• **WRITTEN TASK**:
Using the data below, return word for word every line from the one holding "Output the Python" down to the one holding "1.34, 1.38, 1.42, 1.46, 1.50]". Leave pictures out.
[start of RECORDED DATA]
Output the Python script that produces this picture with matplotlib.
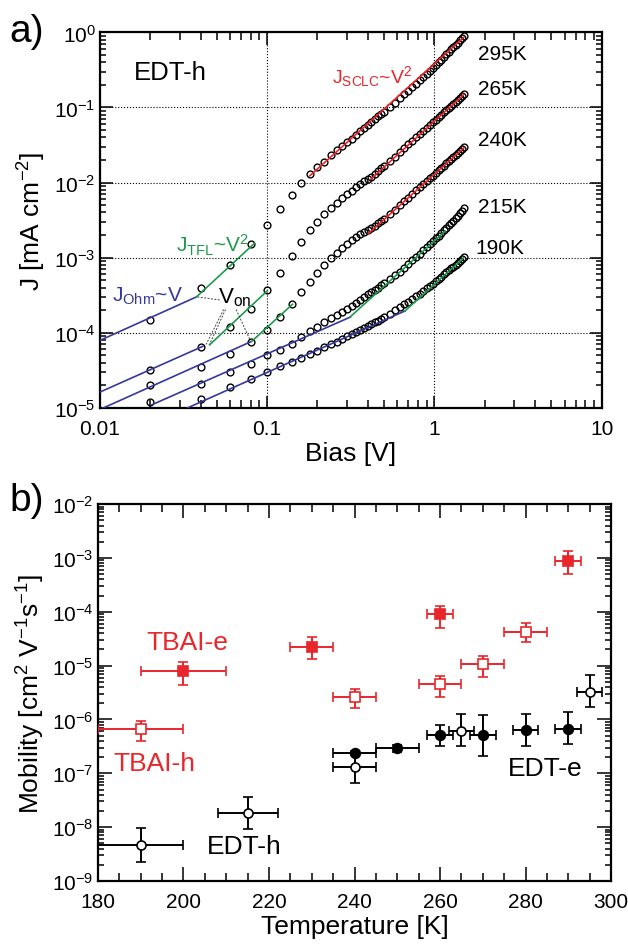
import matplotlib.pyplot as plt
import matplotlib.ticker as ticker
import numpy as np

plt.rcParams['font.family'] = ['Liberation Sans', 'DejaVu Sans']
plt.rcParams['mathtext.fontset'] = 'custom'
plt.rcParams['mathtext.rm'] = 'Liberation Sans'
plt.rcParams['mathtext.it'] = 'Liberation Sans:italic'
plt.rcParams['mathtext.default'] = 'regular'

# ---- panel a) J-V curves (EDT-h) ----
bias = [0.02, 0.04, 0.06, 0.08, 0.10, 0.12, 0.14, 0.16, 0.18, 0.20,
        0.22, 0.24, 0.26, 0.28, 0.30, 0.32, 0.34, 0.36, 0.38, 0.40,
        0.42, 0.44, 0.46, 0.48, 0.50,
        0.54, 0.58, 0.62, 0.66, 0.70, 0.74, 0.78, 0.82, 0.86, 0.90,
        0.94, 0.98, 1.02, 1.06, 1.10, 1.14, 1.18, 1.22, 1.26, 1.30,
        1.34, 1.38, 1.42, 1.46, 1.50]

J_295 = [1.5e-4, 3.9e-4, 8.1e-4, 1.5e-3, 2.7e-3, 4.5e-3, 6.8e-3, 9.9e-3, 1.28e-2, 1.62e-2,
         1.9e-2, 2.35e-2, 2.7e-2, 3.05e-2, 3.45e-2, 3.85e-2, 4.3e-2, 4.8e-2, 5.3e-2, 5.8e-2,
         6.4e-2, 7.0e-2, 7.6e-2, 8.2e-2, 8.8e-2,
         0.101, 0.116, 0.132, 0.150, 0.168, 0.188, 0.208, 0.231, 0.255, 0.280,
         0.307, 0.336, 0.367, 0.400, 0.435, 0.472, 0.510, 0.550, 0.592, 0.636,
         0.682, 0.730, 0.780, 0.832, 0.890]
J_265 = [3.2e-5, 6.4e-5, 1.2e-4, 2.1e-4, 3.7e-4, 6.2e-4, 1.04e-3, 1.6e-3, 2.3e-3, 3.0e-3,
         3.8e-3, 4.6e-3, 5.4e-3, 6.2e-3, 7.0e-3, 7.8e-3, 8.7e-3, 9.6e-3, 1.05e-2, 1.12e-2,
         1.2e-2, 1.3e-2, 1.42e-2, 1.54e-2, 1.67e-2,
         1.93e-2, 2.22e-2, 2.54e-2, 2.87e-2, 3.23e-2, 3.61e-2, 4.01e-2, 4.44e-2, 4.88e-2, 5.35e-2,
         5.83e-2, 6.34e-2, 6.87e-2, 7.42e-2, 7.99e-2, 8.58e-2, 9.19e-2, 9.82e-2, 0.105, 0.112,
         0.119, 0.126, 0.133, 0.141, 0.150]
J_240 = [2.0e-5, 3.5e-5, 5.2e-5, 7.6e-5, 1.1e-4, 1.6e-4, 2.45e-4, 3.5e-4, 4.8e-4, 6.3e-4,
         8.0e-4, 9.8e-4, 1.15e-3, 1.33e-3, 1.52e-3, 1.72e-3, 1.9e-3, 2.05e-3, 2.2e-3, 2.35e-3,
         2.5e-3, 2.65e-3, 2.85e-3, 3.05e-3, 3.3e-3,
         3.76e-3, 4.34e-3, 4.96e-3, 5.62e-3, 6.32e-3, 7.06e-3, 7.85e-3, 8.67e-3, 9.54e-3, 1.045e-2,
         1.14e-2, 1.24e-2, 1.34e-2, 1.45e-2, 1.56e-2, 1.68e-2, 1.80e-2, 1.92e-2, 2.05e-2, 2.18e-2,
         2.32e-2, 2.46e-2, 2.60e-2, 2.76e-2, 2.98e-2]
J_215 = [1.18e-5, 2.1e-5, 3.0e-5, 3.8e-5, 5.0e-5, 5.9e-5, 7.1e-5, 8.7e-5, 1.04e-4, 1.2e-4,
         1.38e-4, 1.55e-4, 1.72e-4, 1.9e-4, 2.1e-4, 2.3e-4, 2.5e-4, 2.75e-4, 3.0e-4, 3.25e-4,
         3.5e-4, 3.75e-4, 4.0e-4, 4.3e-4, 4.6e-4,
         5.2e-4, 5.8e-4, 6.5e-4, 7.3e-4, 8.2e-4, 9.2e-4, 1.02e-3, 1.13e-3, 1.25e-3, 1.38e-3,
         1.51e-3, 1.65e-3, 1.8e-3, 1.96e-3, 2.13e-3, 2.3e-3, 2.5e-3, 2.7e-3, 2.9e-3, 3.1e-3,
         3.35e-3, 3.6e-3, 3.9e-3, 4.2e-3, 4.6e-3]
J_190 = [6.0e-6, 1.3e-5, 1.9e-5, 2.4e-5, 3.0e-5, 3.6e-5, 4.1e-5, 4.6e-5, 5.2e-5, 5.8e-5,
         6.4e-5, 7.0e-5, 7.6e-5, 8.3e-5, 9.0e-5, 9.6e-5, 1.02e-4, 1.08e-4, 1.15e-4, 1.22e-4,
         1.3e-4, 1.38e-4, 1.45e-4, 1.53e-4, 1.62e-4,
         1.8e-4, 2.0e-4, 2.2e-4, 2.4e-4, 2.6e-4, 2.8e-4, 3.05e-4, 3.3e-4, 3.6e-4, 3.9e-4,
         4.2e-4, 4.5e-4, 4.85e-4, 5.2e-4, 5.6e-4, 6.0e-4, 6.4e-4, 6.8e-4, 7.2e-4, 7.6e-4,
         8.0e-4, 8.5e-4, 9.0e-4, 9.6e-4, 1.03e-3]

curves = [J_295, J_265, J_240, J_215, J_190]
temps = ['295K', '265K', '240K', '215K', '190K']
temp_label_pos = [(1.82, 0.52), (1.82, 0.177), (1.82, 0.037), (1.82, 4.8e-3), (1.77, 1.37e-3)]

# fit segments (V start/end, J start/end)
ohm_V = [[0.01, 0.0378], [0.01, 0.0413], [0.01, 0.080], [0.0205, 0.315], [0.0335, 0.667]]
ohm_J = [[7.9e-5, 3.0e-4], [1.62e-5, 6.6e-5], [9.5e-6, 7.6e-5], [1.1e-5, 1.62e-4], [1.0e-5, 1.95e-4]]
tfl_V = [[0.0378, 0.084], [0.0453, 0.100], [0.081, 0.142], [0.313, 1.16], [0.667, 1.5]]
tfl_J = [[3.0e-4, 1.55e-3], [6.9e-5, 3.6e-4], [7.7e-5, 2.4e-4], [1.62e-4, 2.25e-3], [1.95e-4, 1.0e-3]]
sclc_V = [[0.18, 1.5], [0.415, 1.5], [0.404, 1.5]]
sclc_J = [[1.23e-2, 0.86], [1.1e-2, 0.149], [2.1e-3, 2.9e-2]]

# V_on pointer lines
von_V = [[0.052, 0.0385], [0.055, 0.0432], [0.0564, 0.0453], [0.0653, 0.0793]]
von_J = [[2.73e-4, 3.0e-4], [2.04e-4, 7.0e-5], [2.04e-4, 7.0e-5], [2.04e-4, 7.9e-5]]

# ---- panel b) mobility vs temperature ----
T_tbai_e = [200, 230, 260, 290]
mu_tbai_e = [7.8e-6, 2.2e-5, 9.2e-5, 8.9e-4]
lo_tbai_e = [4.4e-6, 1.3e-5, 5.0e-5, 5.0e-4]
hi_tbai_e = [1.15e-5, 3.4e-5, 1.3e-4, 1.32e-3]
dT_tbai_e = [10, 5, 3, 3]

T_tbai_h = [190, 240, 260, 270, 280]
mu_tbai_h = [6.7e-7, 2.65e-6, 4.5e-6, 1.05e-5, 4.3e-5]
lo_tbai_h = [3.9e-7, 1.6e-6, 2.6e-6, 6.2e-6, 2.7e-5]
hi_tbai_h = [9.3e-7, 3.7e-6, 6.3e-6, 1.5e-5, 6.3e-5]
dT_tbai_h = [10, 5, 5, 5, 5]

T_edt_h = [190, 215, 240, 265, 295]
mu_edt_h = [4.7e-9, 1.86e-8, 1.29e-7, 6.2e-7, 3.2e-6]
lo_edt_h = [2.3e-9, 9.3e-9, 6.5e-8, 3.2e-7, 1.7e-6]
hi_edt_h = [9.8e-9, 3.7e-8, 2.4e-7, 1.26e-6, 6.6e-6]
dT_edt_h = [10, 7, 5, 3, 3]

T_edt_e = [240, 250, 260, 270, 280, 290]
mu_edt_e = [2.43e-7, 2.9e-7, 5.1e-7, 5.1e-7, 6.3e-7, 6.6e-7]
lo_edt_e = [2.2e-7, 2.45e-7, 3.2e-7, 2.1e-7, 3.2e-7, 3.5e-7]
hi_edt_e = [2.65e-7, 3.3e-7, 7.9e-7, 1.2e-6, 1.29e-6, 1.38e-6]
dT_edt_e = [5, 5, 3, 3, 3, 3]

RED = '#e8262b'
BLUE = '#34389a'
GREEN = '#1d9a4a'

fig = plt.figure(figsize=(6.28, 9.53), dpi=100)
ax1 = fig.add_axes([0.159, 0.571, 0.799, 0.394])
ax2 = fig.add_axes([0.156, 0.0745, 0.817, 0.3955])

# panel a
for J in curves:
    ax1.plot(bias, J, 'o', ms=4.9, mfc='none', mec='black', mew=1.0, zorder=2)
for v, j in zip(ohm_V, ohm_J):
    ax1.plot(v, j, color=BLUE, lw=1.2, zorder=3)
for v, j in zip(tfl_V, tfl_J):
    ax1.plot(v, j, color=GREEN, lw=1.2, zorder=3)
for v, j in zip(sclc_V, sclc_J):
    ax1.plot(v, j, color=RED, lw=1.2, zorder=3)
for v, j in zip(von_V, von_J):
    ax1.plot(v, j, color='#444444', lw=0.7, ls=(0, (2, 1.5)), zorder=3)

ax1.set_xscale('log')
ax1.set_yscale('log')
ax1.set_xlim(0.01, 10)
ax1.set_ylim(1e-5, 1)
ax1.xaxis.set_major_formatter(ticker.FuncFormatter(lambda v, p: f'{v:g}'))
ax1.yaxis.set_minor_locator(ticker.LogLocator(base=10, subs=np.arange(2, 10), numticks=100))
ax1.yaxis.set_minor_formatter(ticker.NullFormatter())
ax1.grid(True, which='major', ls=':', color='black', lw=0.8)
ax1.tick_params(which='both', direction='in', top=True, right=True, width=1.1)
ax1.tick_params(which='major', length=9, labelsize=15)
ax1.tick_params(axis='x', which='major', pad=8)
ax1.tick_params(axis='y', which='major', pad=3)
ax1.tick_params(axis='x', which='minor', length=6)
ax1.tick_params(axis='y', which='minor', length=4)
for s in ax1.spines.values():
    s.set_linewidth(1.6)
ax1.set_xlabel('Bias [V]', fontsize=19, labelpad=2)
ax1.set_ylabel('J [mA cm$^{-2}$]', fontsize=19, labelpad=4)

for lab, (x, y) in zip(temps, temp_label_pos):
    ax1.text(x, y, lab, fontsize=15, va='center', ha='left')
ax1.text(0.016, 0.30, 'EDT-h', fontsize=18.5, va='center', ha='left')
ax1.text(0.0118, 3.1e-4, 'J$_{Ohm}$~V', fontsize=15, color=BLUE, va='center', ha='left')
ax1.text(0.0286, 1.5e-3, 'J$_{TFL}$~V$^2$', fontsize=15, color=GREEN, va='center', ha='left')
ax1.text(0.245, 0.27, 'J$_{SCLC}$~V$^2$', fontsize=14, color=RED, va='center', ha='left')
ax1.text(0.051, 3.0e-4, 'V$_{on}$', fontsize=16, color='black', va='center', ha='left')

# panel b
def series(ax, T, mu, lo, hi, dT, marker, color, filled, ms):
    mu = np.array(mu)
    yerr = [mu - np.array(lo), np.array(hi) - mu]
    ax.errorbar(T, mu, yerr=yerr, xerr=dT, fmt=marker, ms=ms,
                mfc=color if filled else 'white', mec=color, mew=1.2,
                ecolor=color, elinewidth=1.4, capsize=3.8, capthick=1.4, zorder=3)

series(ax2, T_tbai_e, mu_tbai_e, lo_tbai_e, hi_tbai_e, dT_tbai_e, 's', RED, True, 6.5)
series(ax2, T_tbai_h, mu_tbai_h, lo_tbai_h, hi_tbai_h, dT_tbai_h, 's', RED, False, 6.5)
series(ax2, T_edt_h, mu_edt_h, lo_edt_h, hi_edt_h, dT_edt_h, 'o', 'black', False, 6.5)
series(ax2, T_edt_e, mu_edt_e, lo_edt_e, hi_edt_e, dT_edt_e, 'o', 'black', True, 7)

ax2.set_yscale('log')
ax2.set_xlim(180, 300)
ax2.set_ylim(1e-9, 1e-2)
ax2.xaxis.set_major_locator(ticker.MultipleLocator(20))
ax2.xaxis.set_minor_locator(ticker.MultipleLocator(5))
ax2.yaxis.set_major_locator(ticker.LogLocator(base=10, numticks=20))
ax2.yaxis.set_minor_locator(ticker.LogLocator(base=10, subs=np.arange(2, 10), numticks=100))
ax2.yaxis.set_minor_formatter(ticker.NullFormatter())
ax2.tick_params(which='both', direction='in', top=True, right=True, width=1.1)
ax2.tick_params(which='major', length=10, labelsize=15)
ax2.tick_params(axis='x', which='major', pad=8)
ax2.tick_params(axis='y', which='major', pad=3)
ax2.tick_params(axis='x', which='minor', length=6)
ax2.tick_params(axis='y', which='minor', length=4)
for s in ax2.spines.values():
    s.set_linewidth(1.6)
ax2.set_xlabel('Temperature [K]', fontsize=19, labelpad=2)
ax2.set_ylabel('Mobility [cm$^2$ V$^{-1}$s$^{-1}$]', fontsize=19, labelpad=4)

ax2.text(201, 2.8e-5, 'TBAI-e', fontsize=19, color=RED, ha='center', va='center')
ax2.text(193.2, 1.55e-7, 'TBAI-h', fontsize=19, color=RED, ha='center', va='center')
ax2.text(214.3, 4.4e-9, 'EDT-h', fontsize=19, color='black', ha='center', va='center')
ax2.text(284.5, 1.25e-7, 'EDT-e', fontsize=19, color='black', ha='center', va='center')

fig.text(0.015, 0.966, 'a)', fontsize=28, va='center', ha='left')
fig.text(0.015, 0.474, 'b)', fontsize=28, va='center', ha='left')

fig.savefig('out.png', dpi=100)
[end of RECORDED DATA]
[start of RECORDED DATA]
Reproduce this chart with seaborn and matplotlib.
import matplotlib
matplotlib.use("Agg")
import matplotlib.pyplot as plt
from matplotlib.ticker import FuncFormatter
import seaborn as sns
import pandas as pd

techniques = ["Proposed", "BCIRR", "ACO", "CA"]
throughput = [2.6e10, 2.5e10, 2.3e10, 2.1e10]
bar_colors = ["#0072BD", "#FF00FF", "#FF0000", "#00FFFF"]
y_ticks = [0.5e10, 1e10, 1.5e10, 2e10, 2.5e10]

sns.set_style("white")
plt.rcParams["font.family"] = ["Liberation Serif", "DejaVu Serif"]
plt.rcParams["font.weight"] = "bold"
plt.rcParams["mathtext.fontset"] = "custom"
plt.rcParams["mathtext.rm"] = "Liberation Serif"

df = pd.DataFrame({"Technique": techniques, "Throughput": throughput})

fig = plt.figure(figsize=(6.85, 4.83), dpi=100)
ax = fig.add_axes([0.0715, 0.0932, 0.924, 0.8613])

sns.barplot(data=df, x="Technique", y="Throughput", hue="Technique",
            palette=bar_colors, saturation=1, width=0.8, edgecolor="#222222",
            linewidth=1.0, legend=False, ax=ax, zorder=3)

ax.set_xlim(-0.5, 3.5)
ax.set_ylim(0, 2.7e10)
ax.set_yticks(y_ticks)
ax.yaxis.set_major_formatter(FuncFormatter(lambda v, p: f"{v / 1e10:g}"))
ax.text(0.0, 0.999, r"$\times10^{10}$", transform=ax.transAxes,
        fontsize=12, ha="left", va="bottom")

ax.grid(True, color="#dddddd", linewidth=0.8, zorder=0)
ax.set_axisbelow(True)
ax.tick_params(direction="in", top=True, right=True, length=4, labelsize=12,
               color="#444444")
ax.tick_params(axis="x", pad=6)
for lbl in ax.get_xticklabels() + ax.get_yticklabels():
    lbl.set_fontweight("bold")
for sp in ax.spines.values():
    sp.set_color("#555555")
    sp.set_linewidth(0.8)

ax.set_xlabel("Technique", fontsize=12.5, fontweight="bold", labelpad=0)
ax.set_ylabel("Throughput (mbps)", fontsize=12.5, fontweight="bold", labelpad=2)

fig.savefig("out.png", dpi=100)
[end of RECORDED DATA]
• **EXPECTED OUTPUT**:
Output the Python script that produces this picture with matplotlib.
import matplotlib.pyplot as plt
import matplotlib.ticker as ticker
import numpy as np

plt.rcParams['font.family'] = ['Liberation Sans', 'DejaVu Sans']
plt.rcParams['mathtext.fontset'] = 'custom'
plt.rcParams['mathtext.rm'] = 'Liberation Sans'
plt.rcParams['mathtext.it'] = 'Liberation Sans:italic'
plt.rcParams['mathtext.default'] = 'regular'

# ---- panel a) J-V curves (EDT-h) ----
bias = [0.02, 0.04, 0.06, 0.08, 0.10, 0.12, 0.14, 0.16, 0.18, 0.20,
        0.22, 0.24, 0.26, 0.28, 0.30, 0.32, 0.34, 0.36, 0.38, 0.40,
        0.42, 0.44, 0.46, 0.48, 0.50,
        0.54, 0.58, 0.62, 0.66, 0.70, 0.74, 0.78, 0.82, 0.86, 0.90,
        0.94, 0.98, 1.02, 1.06, 1.10, 1.14, 1.18, 1.22, 1.26, 1.30,
        1.34, 1.38, 1.42, 1.46, 1.50]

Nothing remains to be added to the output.